How I came to be in Robin’s ‘Film Light’ studio is actually quite an entertaining story. Maybe only entertaining to myself though? Essentially when I rocked up to the studio presentation day I ran into my old studio head Paul, and he said to me “Hey Louise, why aren’t you talking to any of the studio heads?”. Because they’d recently introduced this ‘new way of doing things’ where instead of the studio heads presenting their studios to the class, they would simply stand there and you could go and ask them questions about their studios. Which for me is extremely devastating news as I make quite a consistent effort to talk to as few people as possible. So of course I replied to Paul “Well which studio do you think I should do?” and Paul replied “I think you’d love Robin’s studio”. And that was that, it was sorted. I put Robin’s studio as my first preference and indeed I got it and here I am, and Paul was right, I do love it.

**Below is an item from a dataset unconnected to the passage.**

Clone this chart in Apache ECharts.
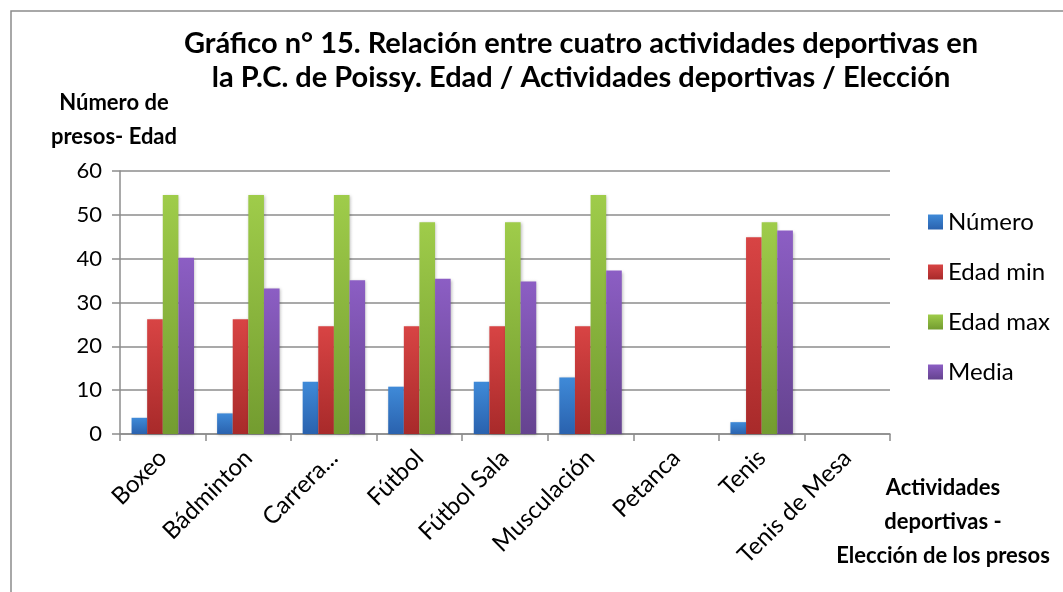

I guess I didn’t have a crazy number of expectations regarding this studio, but it’s most certainly exceeded most of those. My main expectation was to understand the technical aspects of lighting a scene to a greater extent, as well as increasing my ability to ‘artificially’ light a scene, with hot and heavy lights and such. However, I was happily surprised to not only be learning those things but to also be learning a theoretical framework of how to view, understand and apply lighting principals.

From the very first lesson Robin focused heavily on getting us to use light that is readily available as well as ‘read’ scenes for their lighting quality and to appreciate what light is available in any given environment. Which is a great fundamental base to start on, rather than to begin with a ‘three-point-lighting’ setup which encourages you to view ‘lighting’ as the simple act of adding light to a room. As Robin made clear light is present in essentially all environments, so to ‘light’ a scene is not only to add addition lights but to work with what light is already there.